To keep track of two derivatives (volume and mass) at the same
time, we need to write a boring `Module`

instance for
pairs.

`instance (Module r a, Module r b) => Module r (a,b) where r *> (a,b) = (r *> a, r *> b) (a,b) <* r = (a <* r, b <* r)`

The main remaining question is, where does mass come from? A letter by itself has count 1 and volume 1…

`*WordNumbers4> char undefined :: Count 1 *WordNumbers4> char undefined :: Volume 1`

… but no mass.

`instance Character Mass where char _ = zero *WordNumbers4> char undefined :: Mass 0`

After all, nothing in our grammar `ten9`

indicates
the *numeric values* of the strings. Nothing, that is,
except the *order* of the strings: recall that
`ten9`

lists strings in numeric order.

`*WordNumbers4> take 5 ten9 :: [String] ["one","two","three","four","five"]`

What we need to do, then, is to define a new seminearring that
is like `Trie Char Measure`

except it automatically
assigns the first string in the list the mass 0, the second string
the mass 1, the third string the mass 2, and so on. Let us call
this seminearring `Numbered Char`

.

`newtype Numbered c = Numbered (Trie c Measure) instance Character (Numbered Char) where char = Numbered . char`

The wrapper type `Numbered`

lets us automate the
assignment of masses to a list of strings, in two steps. First,
when *adding* two lists of strings together, the mass of
each string in the second list *increases* by the number of
strings in the first list. This increase is because the string that
used to be at index *m* in the second list is now at index
*n* + *m* in the combined list, where *n* is
the number of strings in the first list. (More generally, a bunch
of *c* strings that used to have total mass *m* in
the second list now have total mass *cn* + *m* in the
combined list.)

`instance (Ord c) => Monoid (Numbered c) where zero = Numbered zero Numbered a + Numbered b = Numbered (a + fmap f b) where Deriv n _ = total a f (Deriv c (v,m)) = Deriv c (v, Wrap (c * n) + m)`

Second, when *multiplying* two lists of strings together,
the mass of each string in the first list is *scaled* by the
number of strings in the second list. This scaling is because the
string that used to be at index *m* in the first list now
begins index *mn* in the combined list, where *n* is
the number of strings in the second list.

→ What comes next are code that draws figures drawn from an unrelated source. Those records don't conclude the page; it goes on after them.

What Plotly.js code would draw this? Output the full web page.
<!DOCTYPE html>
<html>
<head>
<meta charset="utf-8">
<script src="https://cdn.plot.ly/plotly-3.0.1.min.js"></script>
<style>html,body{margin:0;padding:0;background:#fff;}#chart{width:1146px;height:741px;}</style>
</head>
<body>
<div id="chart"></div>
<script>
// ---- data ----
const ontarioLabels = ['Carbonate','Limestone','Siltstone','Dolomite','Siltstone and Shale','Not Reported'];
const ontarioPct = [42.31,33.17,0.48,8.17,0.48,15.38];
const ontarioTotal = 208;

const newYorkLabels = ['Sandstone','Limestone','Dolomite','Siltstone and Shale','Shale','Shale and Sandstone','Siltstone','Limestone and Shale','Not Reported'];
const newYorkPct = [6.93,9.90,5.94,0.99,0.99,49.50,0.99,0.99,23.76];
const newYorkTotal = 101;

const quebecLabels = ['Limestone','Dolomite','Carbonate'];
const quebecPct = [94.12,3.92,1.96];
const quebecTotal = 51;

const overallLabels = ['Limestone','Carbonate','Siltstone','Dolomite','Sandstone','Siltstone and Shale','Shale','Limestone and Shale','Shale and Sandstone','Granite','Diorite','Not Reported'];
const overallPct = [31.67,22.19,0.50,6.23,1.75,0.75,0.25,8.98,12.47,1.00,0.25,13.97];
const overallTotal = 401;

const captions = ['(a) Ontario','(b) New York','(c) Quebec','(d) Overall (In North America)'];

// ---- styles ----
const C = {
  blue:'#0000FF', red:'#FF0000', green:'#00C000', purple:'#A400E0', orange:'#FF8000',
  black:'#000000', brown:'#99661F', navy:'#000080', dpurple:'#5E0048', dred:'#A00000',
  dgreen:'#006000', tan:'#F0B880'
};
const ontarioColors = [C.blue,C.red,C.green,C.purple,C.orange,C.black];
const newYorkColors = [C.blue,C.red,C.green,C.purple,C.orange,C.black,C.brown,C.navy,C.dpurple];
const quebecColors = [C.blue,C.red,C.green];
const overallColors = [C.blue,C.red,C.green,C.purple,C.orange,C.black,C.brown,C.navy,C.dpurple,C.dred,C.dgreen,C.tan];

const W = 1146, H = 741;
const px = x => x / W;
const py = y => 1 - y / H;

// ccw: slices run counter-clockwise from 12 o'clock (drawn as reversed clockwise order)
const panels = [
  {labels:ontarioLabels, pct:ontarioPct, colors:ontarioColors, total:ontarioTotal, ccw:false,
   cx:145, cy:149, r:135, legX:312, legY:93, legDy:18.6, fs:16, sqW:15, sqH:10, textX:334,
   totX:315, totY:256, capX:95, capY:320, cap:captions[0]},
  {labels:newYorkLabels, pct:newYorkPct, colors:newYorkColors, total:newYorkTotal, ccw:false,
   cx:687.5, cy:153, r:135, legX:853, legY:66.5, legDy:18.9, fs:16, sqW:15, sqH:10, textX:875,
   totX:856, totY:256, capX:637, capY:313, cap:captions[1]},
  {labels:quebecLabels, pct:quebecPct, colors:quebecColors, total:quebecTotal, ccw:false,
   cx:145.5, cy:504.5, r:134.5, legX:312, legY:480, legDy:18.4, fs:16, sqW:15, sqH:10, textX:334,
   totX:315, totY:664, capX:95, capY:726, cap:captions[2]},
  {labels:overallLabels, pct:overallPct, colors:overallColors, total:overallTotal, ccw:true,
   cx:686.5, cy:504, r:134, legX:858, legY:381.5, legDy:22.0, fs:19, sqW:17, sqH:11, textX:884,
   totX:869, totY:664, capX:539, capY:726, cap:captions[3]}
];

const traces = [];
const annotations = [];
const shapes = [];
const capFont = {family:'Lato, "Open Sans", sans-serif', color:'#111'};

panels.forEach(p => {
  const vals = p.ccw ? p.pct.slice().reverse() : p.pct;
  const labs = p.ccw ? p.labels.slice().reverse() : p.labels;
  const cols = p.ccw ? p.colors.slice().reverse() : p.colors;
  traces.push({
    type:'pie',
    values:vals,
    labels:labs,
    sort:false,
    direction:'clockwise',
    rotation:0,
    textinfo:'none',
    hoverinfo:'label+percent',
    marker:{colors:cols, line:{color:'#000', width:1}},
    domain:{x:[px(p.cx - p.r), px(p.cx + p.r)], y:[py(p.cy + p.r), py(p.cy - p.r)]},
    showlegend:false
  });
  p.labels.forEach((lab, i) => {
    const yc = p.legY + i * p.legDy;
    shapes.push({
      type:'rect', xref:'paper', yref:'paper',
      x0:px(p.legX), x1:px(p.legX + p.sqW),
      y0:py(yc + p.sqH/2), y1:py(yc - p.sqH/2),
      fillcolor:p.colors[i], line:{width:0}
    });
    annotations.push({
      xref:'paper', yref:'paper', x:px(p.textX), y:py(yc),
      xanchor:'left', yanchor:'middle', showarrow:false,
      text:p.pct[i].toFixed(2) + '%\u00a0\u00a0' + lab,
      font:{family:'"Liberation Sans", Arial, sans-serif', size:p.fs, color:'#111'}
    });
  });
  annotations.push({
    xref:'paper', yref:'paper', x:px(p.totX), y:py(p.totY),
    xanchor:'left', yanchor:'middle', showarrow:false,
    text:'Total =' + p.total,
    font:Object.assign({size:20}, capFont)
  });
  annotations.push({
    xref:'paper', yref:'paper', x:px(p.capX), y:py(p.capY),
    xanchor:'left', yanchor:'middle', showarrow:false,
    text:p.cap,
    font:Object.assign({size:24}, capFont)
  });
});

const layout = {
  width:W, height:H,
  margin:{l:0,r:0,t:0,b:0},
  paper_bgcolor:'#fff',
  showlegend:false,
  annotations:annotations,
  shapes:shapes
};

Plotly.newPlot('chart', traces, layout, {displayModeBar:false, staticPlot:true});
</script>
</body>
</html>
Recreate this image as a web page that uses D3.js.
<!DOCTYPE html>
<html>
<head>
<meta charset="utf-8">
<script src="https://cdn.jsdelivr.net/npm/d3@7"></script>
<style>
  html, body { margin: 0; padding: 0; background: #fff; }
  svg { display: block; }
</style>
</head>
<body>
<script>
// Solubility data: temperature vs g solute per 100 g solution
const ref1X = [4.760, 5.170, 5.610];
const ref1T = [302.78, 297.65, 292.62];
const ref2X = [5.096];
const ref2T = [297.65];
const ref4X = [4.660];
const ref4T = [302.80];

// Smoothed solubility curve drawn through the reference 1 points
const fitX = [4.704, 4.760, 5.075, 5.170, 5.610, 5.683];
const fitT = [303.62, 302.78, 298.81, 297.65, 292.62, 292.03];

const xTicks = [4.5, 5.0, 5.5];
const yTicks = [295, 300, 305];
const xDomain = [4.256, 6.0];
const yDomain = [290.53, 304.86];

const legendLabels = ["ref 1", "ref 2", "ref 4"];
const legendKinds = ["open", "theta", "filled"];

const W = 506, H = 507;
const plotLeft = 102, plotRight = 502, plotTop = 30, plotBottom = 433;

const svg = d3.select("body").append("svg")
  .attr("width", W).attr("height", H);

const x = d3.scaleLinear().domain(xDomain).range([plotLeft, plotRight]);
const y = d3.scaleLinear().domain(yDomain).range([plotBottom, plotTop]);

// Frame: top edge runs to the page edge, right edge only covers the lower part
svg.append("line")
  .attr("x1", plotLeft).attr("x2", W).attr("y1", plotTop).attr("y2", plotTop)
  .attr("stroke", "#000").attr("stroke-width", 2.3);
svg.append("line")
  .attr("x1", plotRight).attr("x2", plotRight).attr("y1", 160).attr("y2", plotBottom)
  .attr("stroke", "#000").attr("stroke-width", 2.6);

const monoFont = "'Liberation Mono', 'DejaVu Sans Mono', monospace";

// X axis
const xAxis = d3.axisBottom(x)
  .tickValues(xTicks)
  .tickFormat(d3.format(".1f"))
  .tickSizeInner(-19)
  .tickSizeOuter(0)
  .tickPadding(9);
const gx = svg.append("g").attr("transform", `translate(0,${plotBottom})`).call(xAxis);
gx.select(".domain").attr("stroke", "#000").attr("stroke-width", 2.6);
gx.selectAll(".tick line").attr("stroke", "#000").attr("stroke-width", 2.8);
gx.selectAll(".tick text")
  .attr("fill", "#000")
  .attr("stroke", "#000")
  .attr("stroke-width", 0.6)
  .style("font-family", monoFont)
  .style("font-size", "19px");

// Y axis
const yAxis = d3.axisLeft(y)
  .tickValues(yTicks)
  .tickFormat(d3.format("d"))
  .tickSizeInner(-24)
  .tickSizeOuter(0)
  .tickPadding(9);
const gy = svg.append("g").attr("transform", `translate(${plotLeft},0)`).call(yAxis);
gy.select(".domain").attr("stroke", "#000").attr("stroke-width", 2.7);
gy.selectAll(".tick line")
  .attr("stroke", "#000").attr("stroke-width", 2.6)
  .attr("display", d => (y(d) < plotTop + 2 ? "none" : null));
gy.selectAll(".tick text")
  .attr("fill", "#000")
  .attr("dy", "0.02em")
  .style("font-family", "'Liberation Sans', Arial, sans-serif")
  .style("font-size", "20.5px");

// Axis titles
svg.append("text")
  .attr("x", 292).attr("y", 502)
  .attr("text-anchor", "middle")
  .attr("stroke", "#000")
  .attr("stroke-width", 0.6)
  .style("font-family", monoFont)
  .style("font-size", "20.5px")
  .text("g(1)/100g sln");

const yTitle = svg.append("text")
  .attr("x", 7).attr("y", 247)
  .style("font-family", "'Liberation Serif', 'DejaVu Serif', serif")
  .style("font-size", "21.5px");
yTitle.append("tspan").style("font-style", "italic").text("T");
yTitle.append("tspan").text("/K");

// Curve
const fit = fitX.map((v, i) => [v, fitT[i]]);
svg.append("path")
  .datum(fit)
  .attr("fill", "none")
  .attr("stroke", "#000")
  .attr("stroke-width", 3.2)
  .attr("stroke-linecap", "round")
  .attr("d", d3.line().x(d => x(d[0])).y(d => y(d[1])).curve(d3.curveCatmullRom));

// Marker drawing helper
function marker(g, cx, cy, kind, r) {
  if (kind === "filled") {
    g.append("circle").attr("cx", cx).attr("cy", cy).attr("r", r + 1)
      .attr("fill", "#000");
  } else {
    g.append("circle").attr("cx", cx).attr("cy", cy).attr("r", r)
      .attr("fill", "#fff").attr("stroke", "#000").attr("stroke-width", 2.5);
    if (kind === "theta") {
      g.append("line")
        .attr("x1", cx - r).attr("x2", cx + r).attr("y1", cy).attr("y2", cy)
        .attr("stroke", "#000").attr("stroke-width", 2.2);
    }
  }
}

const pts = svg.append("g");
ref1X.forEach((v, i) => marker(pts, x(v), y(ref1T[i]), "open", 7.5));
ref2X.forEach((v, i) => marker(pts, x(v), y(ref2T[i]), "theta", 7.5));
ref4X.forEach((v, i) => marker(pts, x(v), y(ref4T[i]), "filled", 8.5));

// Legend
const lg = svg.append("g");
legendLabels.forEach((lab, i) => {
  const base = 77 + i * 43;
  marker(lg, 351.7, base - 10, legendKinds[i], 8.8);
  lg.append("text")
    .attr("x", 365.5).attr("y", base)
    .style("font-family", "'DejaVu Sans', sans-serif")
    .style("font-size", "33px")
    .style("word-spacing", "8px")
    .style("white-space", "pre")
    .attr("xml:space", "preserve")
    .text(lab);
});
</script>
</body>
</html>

`instance (Ord c) => Seminearring (Numbered c) where one = Numbered one Numbered a * Numbered b = Numbered (fmap f a * b) where Deriv n _ = total b f (Deriv c (v,m)) = Deriv c (v, m <* n)`

These two instance definitions use the fact that
`Trie`

is a `Functor`

.

`instance Functor (Trie c) where fmap f (Trie t e r) = Trie (f t) (f e) (fmap (fmap f) r)`

Done! Because our list of strings begins at “one” rather than
“zero”, we prepend an empty string (“`one +`

”) to
correct the masses.

`answer | target == volume m = (string, mass m) | otherwise = error "The target letter does not end a string" where target = 51000000000 Numbered grammar = one + ten9 (string, m) = search stop grammar stop m = volume m >= target volume (Deriv _ (Wrap (Nat n), _)) = n mass (Deriv _ (_, Wrap (Nat n))) = n`

The answer to the puzzle is an ordered pair.

`*WordNumbers4> answer ("sixhundredseventysixmillionsevenhundredfortysixthousandfivehundredseventyfive",413540008163475743)`

**Update:** Fixed the trie invariant along with
some problems in grammar and indentation.